▶ _ENTRIES_:
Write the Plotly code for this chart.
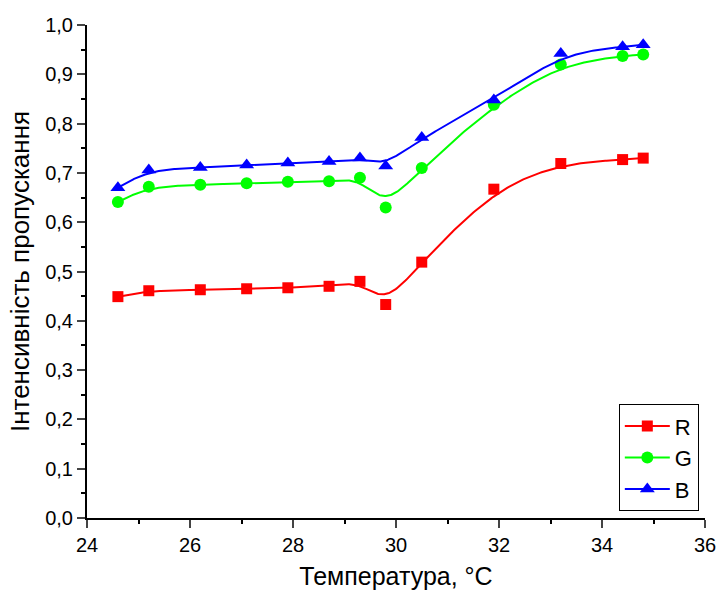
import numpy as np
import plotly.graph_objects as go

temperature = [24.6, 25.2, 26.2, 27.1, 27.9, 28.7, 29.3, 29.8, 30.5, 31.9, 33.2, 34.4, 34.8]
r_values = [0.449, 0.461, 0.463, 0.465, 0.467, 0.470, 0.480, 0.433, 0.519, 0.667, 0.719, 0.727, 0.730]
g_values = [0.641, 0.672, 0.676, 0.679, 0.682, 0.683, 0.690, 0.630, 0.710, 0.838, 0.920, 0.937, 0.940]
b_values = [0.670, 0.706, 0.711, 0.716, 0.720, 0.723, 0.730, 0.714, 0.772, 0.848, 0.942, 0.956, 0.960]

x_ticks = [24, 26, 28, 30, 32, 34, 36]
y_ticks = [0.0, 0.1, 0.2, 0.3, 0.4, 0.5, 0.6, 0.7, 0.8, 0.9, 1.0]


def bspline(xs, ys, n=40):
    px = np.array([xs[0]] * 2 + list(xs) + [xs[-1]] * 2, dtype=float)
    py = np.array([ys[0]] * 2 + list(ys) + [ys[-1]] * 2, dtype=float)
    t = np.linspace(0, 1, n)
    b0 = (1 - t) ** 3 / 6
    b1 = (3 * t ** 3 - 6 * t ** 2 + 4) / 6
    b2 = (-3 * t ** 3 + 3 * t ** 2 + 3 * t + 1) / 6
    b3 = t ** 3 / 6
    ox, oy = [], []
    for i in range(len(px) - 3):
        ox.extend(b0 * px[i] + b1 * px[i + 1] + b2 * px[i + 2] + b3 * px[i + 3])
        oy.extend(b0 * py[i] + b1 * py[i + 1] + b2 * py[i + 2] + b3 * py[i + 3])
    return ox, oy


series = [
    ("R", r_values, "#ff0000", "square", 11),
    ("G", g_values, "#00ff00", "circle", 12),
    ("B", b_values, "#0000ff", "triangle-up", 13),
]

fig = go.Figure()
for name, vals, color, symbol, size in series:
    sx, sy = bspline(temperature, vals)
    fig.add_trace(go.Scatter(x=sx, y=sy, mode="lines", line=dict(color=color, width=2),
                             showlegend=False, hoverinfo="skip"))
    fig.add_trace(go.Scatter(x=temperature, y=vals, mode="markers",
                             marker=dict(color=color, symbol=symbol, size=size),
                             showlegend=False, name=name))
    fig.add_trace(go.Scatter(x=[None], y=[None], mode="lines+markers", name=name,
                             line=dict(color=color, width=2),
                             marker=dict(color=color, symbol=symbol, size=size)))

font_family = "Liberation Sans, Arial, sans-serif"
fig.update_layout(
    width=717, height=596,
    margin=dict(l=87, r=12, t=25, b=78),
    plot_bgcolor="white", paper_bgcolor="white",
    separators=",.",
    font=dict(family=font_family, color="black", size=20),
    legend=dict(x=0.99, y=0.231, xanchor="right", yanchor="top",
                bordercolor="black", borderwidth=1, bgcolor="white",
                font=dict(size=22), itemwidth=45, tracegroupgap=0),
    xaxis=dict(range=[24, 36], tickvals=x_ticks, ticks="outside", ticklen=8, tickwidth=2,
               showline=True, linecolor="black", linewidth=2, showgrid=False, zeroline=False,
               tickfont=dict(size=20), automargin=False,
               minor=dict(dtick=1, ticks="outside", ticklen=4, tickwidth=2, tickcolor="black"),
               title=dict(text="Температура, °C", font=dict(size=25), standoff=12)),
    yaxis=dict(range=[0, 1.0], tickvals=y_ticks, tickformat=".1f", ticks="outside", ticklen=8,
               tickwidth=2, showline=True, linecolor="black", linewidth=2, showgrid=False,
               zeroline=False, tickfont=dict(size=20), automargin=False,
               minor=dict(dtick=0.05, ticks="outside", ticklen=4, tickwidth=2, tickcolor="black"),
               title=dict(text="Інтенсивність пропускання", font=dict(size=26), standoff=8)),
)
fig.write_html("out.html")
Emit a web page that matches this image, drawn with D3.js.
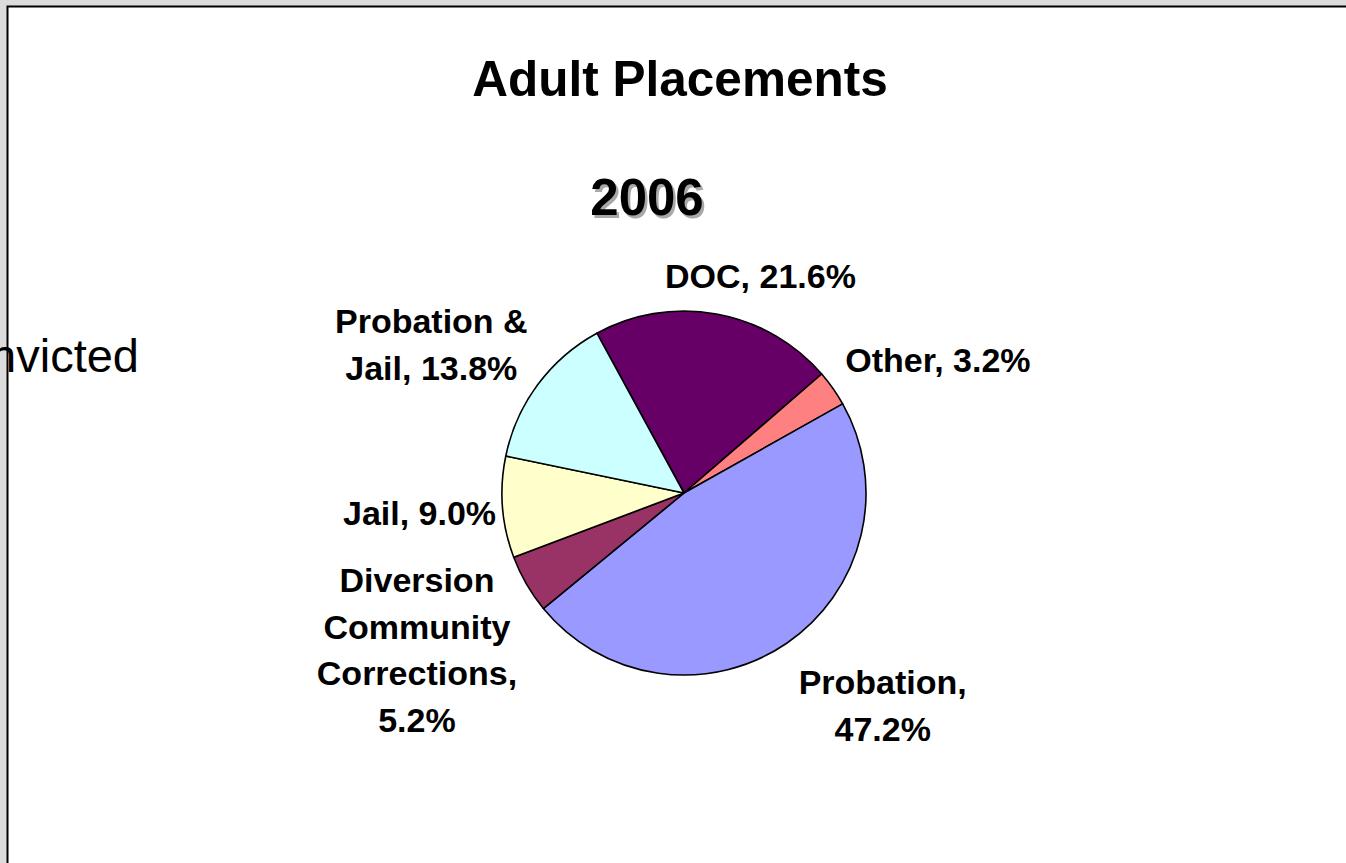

▶ _PROBLEM TO SOLVE_: Each line that holds the word "this" is to be copied.

▶ _REPLY_:
Write the Plotly code for this chart.
Emit a web page that matches this image, drawn with D3.js.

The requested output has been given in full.